Aryan Khan: From the very beginning, D’YAVOL was never meant to be confined to a single category. We built it as a universe where any vertical we enter must meet the same philosophy of uncompromising quality, craft, and intentional design. Eyewear felt like a natural progression for us. It’s a product with history, precision, and personality; it demands respect for materials and craftsmanship. Those are values we believe in deeply. So expanding into eyewear wasn’t about adding another category, it was about expressing the D’YAVOL ethos through a new medium.

 

Q. Tell us a bit about the design process.

AK: We started with silhouettes - strong outlines, clean geometry, and frames that command presence without being loud. From there, it became a technical process: materials, construction, weight balance, lens clarity. Every detail was refined through multiple iterations, all with Japan’s meticulous craftsmanship at the center. It was a long process, but the precision was worth it.

 

Q. Which is your favourite pair among this collection?

AK: Each pair has a different personality, but Shift is the one I gravitate toward. It’s sharp, disciplined, and architectural - exactly the kind of design language I enjoy.

 

Q. What was SRK’s reaction to your ad concept for the first collection?

AK: He was excited. He has a very refined instinct for visuals, so his feedback helped elevate the concept even further.
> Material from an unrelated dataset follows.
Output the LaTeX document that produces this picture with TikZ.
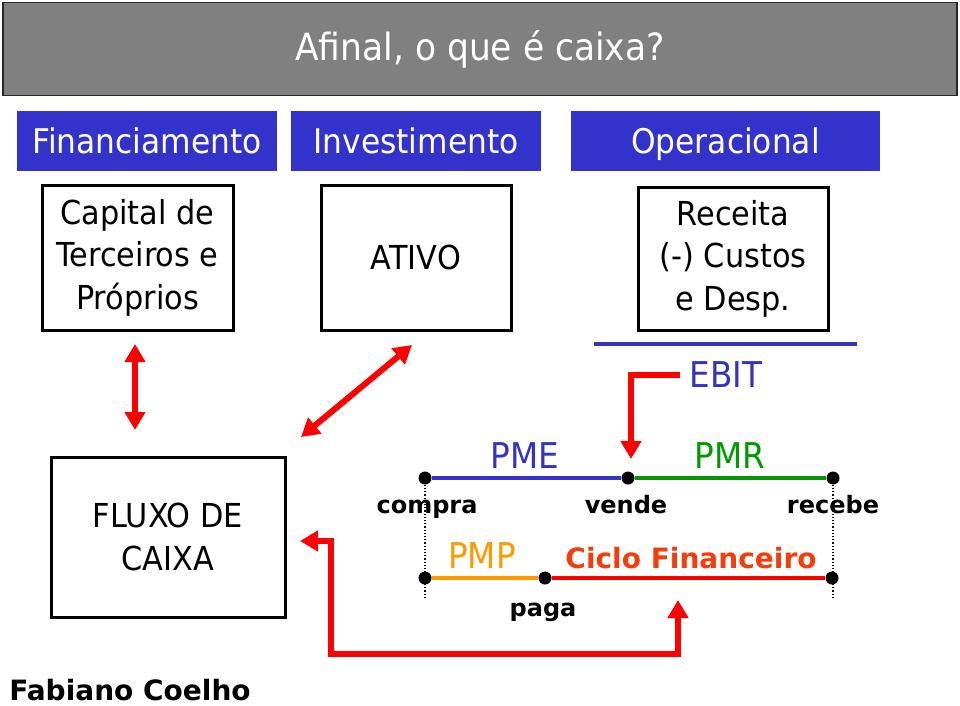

He really connected with the subtlety and mood of the D’YAVOL X world, which made the collaboration feel completely natural.

 

Q. Did you draw inspiration from any specific film characters, subcultures, or music?

AK: Not directly - but I’m naturally drawn to characters and aesthetics that are restrained yet powerful. Clean silhouettes, minimal palettes, and moods that carry weight without theatrics. That sensibility does feed into the brand.

 

 

Q. If you had to come up with a tagline that didn’t have to be PR approved for this collection, what would that be?

AK: If I could, I would have loved to use the tagline ‘Don’t want the son? Use protection.’

 

Looking ahead, the brand’s ambitions remain measured and intentional. As Leti Blagoeva puts it, “We see D’YAVOL X evolving into a multifaceted luxury house—one that moves fluidly across fashion, lifestyle, and collectible objects while maintaining a clear, cohesive point of view. Our focus is on building slowly and intentionally, entering only those categories where we can genuinely elevate design and create something meaningful. The future is expansive, but our growth will always be driven by purpose rather than speed.”

 

The eyewear collection is priced between ₹36,000 and ₹41,000, crafted in small batches, and released exclusively online through their website. True to the D’YAVOL X philosophy, it isn’t about scale—it’s about precision, patience, and enduring design.